— start RECORDS FOR PROCESSING —

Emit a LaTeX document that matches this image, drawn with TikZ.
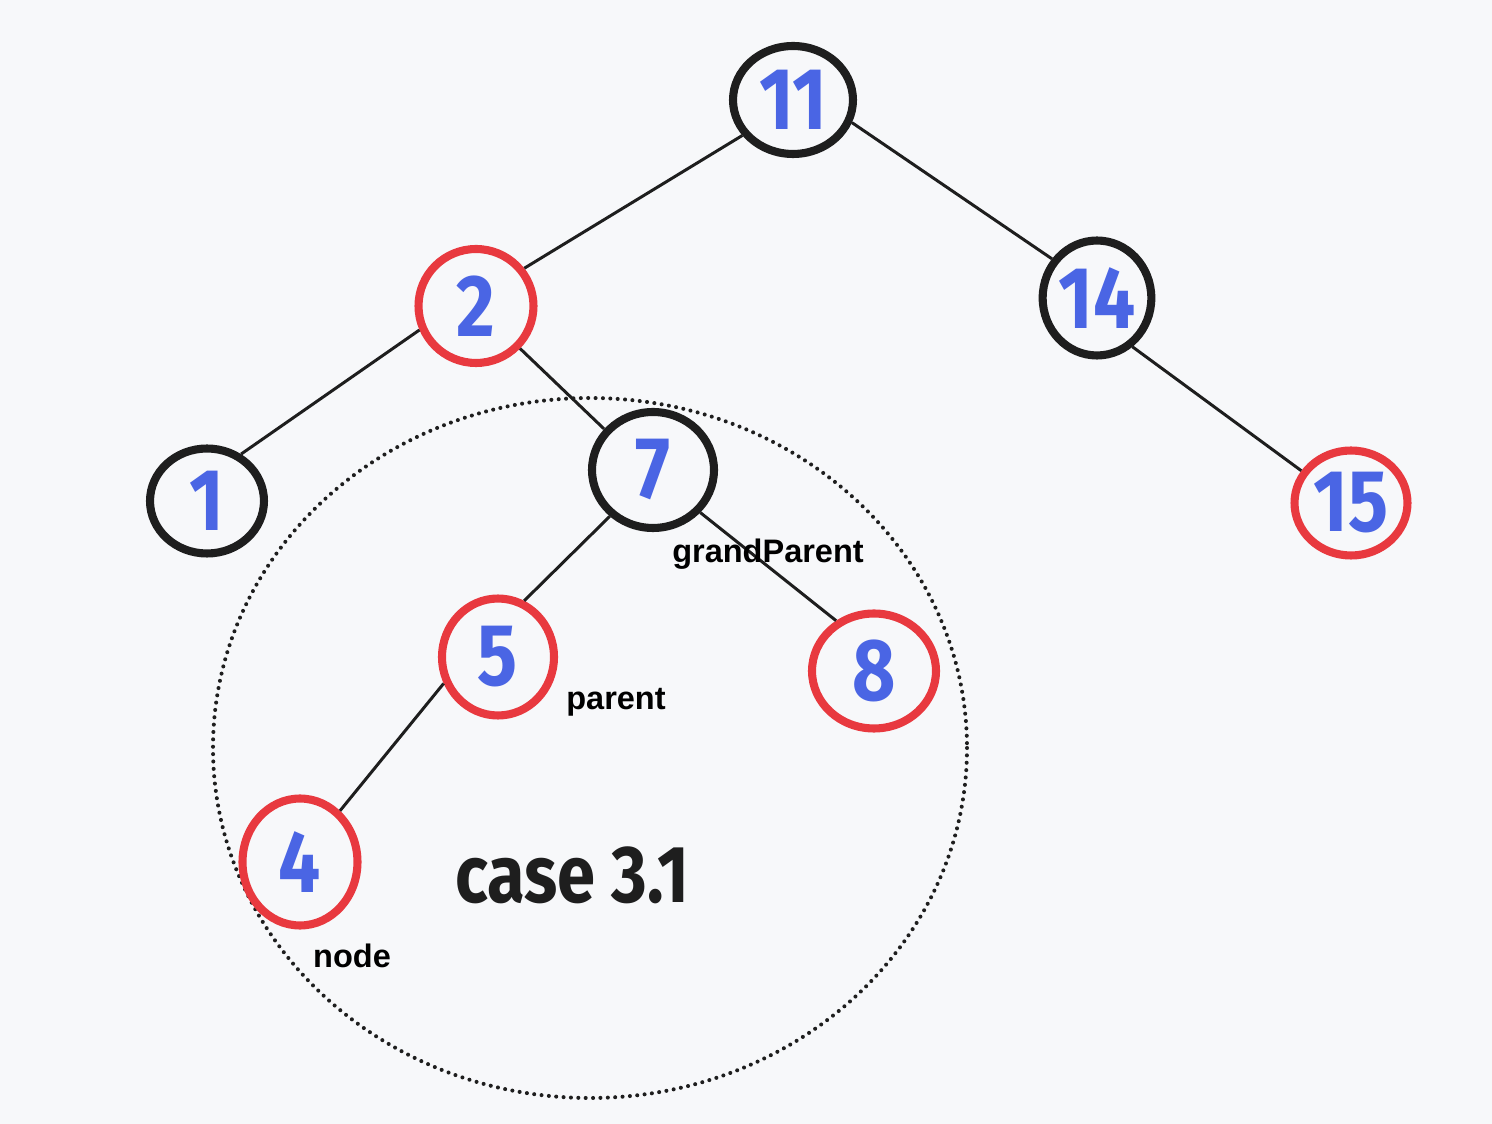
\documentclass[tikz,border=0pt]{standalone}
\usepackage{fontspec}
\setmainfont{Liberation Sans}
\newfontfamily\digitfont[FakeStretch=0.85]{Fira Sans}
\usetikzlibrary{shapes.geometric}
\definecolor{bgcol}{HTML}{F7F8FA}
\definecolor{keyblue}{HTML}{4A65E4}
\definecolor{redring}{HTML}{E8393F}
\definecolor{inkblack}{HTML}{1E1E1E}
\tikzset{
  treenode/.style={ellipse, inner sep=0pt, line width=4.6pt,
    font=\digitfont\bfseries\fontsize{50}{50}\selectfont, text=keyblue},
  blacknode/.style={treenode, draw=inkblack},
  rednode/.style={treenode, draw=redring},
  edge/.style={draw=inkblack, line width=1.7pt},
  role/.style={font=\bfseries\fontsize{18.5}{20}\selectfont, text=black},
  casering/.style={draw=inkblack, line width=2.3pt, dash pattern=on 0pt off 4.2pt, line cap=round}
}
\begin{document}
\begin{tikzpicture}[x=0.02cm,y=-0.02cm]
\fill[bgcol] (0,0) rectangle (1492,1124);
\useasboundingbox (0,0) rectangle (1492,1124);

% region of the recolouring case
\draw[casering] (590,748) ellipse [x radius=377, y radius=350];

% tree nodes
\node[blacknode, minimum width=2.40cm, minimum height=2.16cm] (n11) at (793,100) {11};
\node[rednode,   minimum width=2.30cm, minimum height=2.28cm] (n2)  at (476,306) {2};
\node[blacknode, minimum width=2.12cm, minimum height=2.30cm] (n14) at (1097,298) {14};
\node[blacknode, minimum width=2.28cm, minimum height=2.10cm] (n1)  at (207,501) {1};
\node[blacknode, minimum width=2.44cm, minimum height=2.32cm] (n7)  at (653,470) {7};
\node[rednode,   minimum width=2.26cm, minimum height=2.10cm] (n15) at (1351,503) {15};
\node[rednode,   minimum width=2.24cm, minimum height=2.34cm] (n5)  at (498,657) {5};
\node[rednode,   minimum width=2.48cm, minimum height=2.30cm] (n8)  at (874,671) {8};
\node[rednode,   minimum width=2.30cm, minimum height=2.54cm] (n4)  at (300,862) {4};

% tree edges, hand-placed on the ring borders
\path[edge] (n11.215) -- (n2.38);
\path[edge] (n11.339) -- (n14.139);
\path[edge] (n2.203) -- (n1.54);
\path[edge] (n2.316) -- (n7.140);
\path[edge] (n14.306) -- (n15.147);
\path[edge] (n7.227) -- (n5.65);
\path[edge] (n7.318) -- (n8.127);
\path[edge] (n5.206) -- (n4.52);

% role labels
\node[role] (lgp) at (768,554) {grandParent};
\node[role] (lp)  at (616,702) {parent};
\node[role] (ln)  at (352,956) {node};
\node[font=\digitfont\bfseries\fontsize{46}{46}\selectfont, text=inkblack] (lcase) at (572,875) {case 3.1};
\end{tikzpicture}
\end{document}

— end RECORDS FOR PROCESSING —
— start RECORDS FOR PROCESSING —

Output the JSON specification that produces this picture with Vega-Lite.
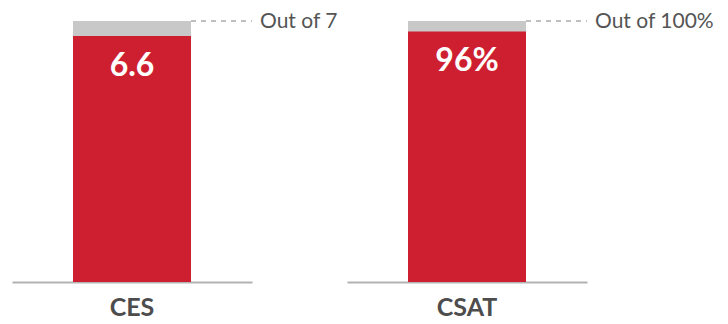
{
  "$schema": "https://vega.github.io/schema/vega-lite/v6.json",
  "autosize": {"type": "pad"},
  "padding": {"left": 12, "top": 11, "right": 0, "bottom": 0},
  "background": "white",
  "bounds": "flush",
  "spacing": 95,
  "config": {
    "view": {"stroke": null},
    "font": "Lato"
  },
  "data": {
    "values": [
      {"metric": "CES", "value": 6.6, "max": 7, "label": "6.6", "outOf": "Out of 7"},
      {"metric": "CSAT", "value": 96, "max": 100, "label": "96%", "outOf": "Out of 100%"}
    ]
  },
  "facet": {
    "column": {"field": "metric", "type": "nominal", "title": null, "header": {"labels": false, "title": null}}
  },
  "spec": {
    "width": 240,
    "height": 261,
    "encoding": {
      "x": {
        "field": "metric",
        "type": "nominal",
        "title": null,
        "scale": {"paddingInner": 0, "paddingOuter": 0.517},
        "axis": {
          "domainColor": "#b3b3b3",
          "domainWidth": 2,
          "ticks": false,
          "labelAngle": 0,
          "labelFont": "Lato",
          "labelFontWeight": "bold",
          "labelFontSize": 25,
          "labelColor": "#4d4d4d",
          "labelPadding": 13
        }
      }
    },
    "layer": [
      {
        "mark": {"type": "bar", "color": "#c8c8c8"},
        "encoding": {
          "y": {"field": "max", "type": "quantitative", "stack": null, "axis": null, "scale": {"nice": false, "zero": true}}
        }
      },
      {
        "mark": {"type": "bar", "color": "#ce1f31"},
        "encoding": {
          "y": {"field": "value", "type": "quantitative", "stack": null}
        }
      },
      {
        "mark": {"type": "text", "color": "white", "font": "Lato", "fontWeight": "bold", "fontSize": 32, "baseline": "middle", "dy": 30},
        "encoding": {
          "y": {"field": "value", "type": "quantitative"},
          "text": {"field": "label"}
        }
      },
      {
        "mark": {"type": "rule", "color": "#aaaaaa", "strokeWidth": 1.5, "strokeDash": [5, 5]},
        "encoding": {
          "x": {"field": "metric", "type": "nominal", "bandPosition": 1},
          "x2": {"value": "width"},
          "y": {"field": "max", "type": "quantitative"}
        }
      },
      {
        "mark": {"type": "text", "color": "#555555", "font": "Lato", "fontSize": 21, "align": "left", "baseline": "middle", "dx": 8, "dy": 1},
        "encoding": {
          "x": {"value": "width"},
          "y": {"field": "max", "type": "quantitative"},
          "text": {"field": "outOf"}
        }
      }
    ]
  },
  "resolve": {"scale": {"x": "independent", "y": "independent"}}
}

— end RECORDS FOR PROCESSING —

### DIRECTIONS FOR THIS TASK:
Write out, exactly and with nothing added, everything from the line with "Emit a LaTeX" down to the line with "radius=377, y radius=350];", both included. Drop any pictures.

### ANSWER FOR THE TASK:
Emit a LaTeX document that matches this image, drawn with TikZ.
\documentclass[tikz,border=0pt]{standalone}
\usepackage{fontspec}
\setmainfont{Liberation Sans}
\newfontfamily\digitfont[FakeStretch=0.85]{Fira Sans}
\usetikzlibrary{shapes.geometric}
\definecolor{bgcol}{HTML}{F7F8FA}
\definecolor{keyblue}{HTML}{4A65E4}
\definecolor{redring}{HTML}{E8393F}
\definecolor{inkblack}{HTML}{1E1E1E}
\tikzset{
  treenode/.style={ellipse, inner sep=0pt, line width=4.6pt,
    font=\digitfont\bfseries\fontsize{50}{50}\selectfont, text=keyblue},
  blacknode/.style={treenode, draw=inkblack},
  rednode/.style={treenode, draw=redring},
  edge/.style={draw=inkblack, line width=1.7pt},
  role/.style={font=\bfseries\fontsize{18.5}{20}\selectfont, text=black},
  casering/.style={draw=inkblack, line width=2.3pt, dash pattern=on 0pt off 4.2pt, line cap=round}
}
\begin{document}
\begin{tikzpicture}[x=0.02cm,y=-0.02cm]
\fill[bgcol] (0,0) rectangle (1492,1124);
\useasboundingbox (0,0) rectangle (1492,1124);

% region of the recolouring case
\draw[casering] (590,748) ellipse [x radius=377, y radius=350];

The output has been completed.